How unit variable cost supports pricing strategy
Unit variable cost should not be confused with the final price you charge, but it does establish an important floor. If you routinely sell near or below variable cost, you may generate revenue while worsening operating losses. Healthy pricing usually reflects three layers: your unit variable cost, your required coverage of fixed costs, and your target profit margin. Premium businesses may also price around value delivered rather than simple cost-plus logic, but cost awareness is still non-negotiable.
For example, a product with a unit variable cost of $12.50 and selling price of $16.50 creates a $4.00 contribution margin. If fixed costs are high, that may still be too thin. Raising price, improving supplier terms, reducing scrap, redesigning packaging, or automating a labor step can all improve unit economics. The calculator helps you test these assumptions quickly.
Why volume can change your cost story
In theory, purely variable cost per unit stays stable as output changes. In practice, it can move due to supplier discounts, labor learning curves, batch efficiency, overtime, energy demand, or shipping tier changes. That is why the calculator includes a scenario field for alternate units. It lets you compare current output to a different production level and assess whether your per-unit economics remain steady or improve with scale.

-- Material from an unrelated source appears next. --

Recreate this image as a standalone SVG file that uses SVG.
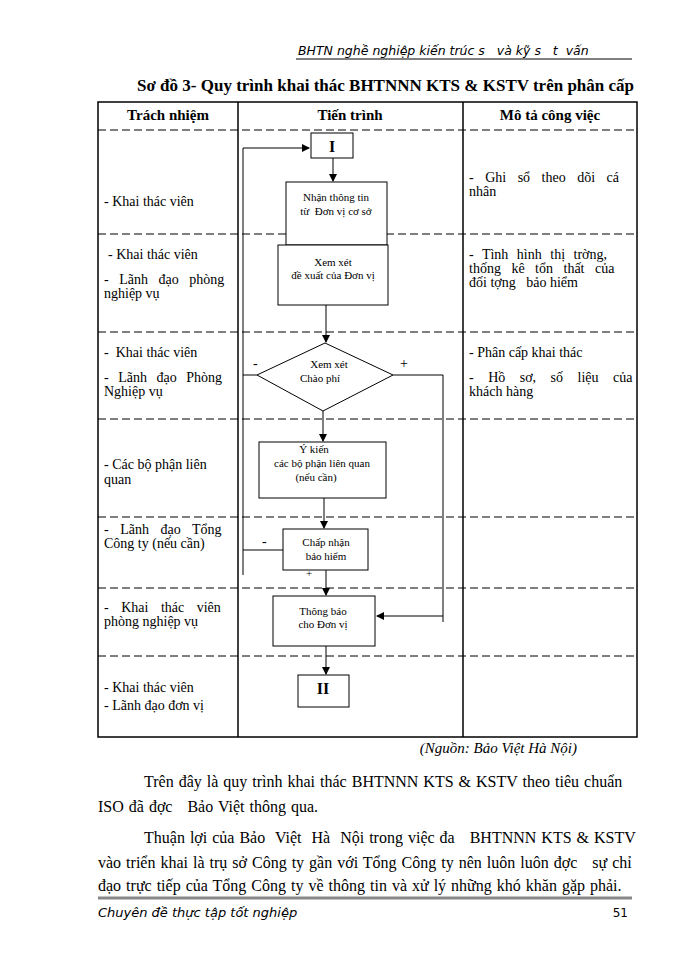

For businesses with significant procurement leverage, larger orders can reduce material cost per unit. For businesses operating close to capacity, additional volume may trigger overtime, expedited freight, or quality issues, which increase variable cost per unit. The important lesson is that “variable” does not always mean “constant per unit.” It often means “responsive to activity,” with behavior shaped by operations.
Industries where this calculator is especially useful
- Manufacturing: Track materials, labor, consumables, and packaging by production run.
- Ecommerce: Estimate landed cost impact from packaging, payment fees, and shipping.
- Food and beverage: Measure recipe cost, serving cost, and delivery-dependent expenses.
- Logistics and fulfillment: Understand cost per shipment, stop, or handled unit.
- Print and custom goods: Model changes in ink, substrate, labor, and spoilage.
Authoritative sources for cost and operating benchmarks
To validate assumptions and monitor input cost trends, consult high-quality public sources. Useful references include the U.S. Bureau of Labor Statistics Employer Costs for Employee Compensation, the U.S. Energy Information Administration fuel data, and the U.S. Census Bureau Annual Survey of Manufactures. These resources help businesses anchor labor, energy, and industrial production assumptions in real data instead of guesswork.
Advanced interpretation: unit variable cost vs total unit cost
One common confusion is the difference between unit variable cost and total unit cost. Unit variable cost includes only costs that change with output. Total unit cost includes both variable and allocated fixed costs. Both metrics matter, but they answer different questions. If you want to know whether an extra order contributes positively in the short run, unit variable cost is usually more relevant. If you want to evaluate long-term profitability or set strategic full-cost pricing, total unit cost becomes more important.
Best practices for ongoing cost control
- Track unit variable cost monthly and by product line.
- Separate labor, material, and logistics variances to identify the true driver.
- Negotiate supply agreements before inflation peaks.
- Review packaging and fulfillment design for unnecessary cost.
- Use contribution margin thresholds before approving discounts.
- Benchmark current data against prior periods and industry conditions.
If you use the calculator consistently, it becomes more than a one-time estimate. It becomes a management tool. Over time, you can identify which products have healthy economics, which channels carry hidden fulfillment cost, and which operational changes genuinely improve margin. In a competitive environment, that level of clarity can make the difference between growing sales and growing profit.